_SUPPLIED INFORMATION_.
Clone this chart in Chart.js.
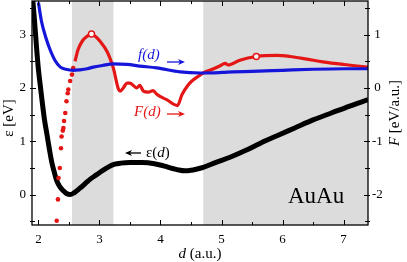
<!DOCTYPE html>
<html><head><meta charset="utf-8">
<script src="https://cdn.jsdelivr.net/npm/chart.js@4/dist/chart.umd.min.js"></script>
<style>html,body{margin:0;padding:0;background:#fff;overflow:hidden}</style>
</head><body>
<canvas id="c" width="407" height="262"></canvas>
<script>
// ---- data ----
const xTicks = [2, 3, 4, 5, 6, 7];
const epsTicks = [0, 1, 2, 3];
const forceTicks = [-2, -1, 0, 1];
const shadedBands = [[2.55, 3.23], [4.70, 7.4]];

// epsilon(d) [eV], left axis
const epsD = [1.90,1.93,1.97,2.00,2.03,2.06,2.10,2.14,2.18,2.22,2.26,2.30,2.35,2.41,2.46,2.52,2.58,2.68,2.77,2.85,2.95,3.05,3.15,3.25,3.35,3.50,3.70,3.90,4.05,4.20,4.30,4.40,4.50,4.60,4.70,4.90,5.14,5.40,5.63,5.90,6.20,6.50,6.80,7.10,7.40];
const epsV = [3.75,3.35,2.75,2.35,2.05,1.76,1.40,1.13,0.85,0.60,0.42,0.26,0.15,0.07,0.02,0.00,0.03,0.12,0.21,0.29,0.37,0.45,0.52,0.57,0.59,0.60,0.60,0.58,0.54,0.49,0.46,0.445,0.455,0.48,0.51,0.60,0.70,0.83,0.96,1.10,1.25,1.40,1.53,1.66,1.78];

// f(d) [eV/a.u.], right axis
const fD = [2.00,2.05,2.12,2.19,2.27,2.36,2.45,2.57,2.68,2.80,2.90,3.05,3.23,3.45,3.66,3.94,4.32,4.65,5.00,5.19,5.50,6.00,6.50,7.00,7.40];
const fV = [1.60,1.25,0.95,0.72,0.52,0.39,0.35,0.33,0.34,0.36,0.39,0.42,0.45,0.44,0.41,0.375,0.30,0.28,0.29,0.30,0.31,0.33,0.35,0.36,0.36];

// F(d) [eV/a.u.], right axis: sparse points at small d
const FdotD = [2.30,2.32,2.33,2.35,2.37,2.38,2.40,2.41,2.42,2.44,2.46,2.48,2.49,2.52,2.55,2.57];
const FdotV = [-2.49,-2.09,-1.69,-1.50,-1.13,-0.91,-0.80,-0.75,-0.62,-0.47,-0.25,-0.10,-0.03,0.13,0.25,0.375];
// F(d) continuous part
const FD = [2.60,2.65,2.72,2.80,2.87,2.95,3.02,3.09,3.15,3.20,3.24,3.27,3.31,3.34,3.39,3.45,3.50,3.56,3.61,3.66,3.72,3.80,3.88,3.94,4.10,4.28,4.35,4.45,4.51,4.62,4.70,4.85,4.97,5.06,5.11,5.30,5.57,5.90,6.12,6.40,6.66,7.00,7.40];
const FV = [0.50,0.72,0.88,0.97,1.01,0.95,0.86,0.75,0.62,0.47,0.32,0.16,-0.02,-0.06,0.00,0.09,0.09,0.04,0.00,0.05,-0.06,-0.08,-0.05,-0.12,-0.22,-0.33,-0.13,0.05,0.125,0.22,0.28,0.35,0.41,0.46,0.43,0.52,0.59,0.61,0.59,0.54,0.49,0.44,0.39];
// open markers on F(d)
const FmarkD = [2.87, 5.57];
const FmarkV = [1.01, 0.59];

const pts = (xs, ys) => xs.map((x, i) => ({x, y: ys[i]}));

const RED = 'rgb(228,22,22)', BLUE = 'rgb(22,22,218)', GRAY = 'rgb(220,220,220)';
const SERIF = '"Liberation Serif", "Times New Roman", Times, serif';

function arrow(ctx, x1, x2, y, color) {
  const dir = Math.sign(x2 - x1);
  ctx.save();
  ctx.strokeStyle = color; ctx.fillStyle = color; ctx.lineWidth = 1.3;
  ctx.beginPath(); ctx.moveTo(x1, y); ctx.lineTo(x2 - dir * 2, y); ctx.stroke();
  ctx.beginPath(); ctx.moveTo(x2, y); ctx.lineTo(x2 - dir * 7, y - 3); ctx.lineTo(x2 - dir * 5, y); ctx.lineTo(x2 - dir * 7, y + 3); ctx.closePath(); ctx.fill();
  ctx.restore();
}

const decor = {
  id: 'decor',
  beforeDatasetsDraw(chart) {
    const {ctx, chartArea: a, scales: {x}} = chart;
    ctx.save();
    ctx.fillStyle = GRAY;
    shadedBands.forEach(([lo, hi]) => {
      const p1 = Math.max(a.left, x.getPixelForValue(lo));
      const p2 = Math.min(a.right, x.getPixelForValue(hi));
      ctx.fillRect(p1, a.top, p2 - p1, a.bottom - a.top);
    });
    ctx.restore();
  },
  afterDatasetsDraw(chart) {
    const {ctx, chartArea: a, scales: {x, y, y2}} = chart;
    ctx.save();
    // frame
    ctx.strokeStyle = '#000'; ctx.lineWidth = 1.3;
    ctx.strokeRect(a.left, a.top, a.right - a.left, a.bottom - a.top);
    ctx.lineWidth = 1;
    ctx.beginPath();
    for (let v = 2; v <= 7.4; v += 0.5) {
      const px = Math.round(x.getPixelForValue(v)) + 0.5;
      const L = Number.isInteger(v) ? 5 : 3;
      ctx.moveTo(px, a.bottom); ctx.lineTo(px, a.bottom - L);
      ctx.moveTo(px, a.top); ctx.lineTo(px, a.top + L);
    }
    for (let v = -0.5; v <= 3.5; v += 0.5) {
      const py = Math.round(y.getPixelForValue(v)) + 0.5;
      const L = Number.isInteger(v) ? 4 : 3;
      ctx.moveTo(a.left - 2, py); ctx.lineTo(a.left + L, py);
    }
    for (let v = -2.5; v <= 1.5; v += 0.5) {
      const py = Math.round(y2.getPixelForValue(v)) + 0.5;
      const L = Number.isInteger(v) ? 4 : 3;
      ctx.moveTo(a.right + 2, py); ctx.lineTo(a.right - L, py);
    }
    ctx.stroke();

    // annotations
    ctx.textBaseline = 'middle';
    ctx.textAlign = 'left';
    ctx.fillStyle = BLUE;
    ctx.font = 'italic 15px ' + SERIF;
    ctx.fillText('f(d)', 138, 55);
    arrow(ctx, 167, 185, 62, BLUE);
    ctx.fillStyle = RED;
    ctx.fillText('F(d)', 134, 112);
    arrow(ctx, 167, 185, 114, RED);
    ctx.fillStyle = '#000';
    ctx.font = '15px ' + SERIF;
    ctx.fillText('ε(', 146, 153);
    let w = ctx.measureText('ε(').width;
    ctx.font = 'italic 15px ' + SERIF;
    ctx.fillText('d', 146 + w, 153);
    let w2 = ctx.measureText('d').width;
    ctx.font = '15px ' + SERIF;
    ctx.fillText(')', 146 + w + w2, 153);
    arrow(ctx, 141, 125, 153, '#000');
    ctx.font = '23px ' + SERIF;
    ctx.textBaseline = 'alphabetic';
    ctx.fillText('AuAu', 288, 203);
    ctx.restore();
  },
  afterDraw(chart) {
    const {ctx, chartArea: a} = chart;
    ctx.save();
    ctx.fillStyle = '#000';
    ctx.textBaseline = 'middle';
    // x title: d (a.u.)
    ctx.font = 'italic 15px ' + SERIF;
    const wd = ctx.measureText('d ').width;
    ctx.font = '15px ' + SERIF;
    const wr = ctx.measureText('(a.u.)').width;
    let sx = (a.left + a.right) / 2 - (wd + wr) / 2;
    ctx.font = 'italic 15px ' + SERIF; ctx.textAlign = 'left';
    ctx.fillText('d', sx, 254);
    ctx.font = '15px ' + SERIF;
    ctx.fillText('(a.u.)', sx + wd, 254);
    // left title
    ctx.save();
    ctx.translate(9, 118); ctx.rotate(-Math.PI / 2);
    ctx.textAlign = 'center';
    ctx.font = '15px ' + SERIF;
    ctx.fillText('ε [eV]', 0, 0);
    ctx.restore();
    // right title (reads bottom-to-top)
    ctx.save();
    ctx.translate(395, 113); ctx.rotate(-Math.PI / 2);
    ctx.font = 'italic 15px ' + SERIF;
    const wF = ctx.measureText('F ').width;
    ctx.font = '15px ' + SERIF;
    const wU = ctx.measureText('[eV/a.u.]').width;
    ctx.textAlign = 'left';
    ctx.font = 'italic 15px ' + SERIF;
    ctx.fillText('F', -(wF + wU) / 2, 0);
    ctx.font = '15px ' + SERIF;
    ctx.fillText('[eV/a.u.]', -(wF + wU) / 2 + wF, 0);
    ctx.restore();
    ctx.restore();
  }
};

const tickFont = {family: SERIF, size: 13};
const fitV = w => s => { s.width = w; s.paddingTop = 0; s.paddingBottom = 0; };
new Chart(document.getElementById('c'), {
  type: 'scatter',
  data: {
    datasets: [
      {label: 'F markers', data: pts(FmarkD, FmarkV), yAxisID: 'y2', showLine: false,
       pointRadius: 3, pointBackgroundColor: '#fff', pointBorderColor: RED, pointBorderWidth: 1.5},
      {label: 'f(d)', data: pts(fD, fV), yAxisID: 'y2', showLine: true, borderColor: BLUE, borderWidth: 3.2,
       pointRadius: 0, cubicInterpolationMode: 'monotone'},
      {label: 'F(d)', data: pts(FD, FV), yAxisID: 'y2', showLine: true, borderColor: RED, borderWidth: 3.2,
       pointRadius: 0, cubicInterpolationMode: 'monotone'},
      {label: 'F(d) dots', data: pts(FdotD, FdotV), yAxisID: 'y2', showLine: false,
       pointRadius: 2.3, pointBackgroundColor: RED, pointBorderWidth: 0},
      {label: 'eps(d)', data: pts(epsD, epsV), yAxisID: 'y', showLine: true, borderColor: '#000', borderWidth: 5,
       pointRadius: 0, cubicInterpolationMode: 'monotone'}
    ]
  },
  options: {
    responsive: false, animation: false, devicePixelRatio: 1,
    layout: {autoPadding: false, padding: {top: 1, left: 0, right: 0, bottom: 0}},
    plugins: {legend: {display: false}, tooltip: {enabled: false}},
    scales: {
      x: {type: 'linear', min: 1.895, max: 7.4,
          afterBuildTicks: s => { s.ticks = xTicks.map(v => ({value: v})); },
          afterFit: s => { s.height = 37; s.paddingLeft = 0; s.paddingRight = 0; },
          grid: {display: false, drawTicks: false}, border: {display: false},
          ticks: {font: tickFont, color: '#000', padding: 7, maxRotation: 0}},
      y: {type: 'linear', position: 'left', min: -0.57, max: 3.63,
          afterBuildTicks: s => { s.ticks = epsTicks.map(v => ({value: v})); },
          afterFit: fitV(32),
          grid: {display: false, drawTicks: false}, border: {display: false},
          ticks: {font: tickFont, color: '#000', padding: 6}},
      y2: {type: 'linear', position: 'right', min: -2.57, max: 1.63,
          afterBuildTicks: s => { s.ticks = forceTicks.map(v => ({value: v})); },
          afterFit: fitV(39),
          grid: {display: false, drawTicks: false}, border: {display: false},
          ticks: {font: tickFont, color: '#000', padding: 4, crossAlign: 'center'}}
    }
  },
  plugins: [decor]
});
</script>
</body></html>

...

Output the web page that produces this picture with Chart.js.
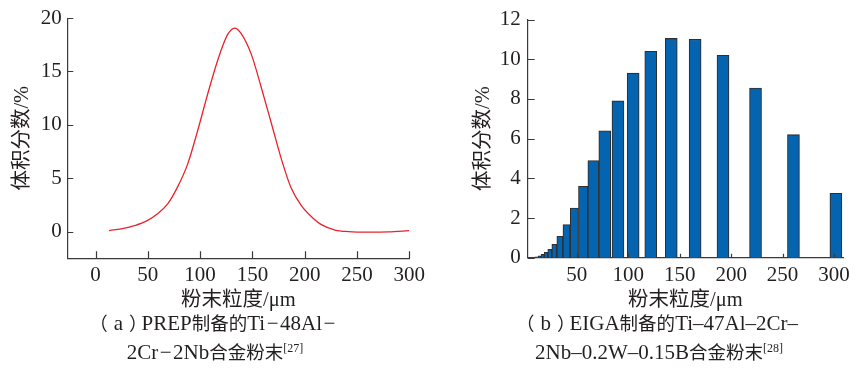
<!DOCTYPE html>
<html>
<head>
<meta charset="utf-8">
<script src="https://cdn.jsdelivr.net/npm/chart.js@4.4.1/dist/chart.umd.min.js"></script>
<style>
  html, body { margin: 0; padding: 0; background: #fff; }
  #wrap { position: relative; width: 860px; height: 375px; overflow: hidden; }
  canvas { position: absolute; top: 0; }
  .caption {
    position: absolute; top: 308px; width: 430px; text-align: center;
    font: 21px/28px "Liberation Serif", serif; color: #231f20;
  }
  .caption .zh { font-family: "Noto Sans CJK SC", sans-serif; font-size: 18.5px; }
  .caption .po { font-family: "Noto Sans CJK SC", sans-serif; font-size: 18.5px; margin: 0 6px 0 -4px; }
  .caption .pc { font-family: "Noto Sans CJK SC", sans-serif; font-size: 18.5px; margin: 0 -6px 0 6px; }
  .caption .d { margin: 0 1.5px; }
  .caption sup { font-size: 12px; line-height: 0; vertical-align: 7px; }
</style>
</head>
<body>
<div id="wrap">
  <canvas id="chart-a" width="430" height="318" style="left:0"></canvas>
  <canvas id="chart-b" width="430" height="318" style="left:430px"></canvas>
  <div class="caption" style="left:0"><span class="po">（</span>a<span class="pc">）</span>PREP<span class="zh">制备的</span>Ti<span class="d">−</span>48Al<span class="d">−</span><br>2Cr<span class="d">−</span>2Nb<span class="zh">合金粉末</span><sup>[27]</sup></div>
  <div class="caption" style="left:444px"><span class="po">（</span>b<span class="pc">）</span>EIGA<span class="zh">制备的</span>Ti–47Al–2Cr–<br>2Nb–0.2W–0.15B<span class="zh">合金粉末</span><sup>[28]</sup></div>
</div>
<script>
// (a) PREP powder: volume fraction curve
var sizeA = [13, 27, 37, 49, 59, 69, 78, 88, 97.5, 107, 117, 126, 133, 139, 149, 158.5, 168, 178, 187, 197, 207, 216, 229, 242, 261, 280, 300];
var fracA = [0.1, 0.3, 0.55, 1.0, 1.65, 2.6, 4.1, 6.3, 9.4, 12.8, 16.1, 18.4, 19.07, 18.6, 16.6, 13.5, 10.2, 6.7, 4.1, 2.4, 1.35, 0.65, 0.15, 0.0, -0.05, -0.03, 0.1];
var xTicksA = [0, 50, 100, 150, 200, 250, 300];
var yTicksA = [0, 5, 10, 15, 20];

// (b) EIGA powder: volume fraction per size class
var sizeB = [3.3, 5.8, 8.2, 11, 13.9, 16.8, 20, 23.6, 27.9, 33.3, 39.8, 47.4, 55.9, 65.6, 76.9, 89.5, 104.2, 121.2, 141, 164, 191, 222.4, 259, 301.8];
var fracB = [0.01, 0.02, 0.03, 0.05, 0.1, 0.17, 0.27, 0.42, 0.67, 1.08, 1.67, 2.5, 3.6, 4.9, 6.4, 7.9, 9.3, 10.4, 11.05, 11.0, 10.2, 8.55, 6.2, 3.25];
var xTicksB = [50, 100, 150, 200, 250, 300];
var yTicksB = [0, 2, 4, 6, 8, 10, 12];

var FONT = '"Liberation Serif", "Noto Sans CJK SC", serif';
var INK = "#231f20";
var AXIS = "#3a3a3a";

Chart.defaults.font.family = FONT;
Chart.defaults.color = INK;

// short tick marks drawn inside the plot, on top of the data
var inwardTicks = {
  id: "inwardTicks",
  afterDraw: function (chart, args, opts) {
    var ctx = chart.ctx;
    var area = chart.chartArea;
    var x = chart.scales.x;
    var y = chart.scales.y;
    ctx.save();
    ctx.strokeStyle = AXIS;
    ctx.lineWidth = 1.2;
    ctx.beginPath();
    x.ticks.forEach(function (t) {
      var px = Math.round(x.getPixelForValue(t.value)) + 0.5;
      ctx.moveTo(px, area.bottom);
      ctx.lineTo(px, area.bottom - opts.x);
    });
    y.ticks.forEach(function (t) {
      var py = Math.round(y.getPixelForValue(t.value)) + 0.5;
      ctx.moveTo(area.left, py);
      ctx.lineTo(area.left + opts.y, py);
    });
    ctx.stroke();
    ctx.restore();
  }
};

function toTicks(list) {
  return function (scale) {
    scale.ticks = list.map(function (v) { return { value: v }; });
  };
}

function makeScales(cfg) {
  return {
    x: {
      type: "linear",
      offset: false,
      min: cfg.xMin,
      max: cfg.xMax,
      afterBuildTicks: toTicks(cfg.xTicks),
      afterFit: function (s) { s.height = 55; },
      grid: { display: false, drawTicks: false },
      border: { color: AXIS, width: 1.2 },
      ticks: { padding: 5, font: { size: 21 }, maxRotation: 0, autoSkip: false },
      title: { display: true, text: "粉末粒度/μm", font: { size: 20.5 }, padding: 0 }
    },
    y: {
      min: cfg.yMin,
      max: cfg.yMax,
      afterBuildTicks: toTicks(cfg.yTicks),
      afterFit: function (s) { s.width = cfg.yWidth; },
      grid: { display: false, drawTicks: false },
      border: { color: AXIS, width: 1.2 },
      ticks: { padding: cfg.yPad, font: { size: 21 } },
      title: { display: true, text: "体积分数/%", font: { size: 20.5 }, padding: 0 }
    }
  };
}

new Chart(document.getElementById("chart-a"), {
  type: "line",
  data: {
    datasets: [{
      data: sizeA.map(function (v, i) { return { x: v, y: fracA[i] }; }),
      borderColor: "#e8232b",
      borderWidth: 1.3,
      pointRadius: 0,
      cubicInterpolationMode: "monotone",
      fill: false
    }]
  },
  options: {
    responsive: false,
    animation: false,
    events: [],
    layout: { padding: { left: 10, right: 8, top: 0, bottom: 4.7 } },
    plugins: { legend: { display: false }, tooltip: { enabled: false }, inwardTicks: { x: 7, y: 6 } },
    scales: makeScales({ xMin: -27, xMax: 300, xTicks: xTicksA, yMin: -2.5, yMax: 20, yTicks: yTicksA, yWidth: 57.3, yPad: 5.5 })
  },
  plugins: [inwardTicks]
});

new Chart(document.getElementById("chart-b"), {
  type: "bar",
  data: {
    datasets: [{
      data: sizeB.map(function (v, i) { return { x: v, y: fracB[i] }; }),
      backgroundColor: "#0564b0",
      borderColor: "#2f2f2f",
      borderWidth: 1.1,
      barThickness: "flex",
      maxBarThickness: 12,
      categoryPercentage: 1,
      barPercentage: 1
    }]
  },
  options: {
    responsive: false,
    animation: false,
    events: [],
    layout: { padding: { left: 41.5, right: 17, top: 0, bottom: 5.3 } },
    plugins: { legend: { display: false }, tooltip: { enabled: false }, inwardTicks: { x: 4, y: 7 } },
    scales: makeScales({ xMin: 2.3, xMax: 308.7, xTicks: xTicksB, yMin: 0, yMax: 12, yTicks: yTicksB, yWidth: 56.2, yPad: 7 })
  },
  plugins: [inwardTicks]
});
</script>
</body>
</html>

_OBJECTIVE_. Pictures are not part of the copy. Reproduce the lines from the one containing "Output the web" through the one containing "var yTicksA = [0, 5, 10, 15, 20];", exactly and nothing more.

_OUTPUT FOR THIS EXERCISE_.
Output the web page that produces this picture with Chart.js.
<!DOCTYPE html>
<html>
<head>
<meta charset="utf-8">
<script src="https://cdn.jsdelivr.net/npm/chart.js@4.4.1/dist/chart.umd.min.js"></script>
<style>
  html, body { margin: 0; padding: 0; background: #fff; }
  #wrap { position: relative; width: 860px; height: 375px; overflow: hidden; }
  canvas { position: absolute; top: 0; }
  .caption {
    position: absolute; top: 308px; width: 430px; text-align: center;
    font: 21px/28px "Liberation Serif", serif; color: #231f20;
  }
  .caption .zh { font-family: "Noto Sans CJK SC", sans-serif; font-size: 18.5px; }
  .caption .po { font-family: "Noto Sans CJK SC", sans-serif; font-size: 18.5px; margin: 0 6px 0 -4px; }
  .caption .pc { font-family: "Noto Sans CJK SC", sans-serif; font-size: 18.5px; margin: 0 -6px 0 6px; }
  .caption .d { margin: 0 1.5px; }
  .caption sup { font-size: 12px; line-height: 0; vertical-align: 7px; }
</style>
</head>
<body>
<div id="wrap">
  <canvas id="chart-a" width="430" height="318" style="left:0"></canvas>
  <canvas id="chart-b" width="430" height="318" style="left:430px"></canvas>
  <div class="caption" style="left:0"><span class="po">（</span>a<span class="pc">）</span>PREP<span class="zh">制备的</span>Ti<span class="d">−</span>48Al<span class="d">−</span><br>2Cr<span class="d">−</span>2Nb<span class="zh">合金粉末</span><sup>[27]</sup></div>
  <div class="caption" style="left:444px"><span class="po">（</span>b<span class="pc">）</span>EIGA<span class="zh">制备的</span>Ti–47Al–2Cr–<br>2Nb–0.2W–0.15B<span class="zh">合金粉末</span><sup>[28]</sup></div>
</div>
<script>
// (a) PREP powder: volume fraction curve
var sizeA = [13, 27, 37, 49, 59, 69, 78, 88, 97.5, 107, 117, 126, 133, 139, 149, 158.5, 168, 178, 187, 197, 207, 216, 229, 242, 261, 280, 300];
var fracA = [0.1, 0.3, 0.55, 1.0, 1.65, 2.6, 4.1, 6.3, 9.4, 12.8, 16.1, 18.4, 19.07, 18.6, 16.6, 13.5, 10.2, 6.7, 4.1, 2.4, 1.35, 0.65, 0.15, 0.0, -0.05, -0.03, 0.1];
var xTicksA = [0, 50, 100, 150, 200, 250, 300];
var yTicksA = [0, 5, 10, 15, 20];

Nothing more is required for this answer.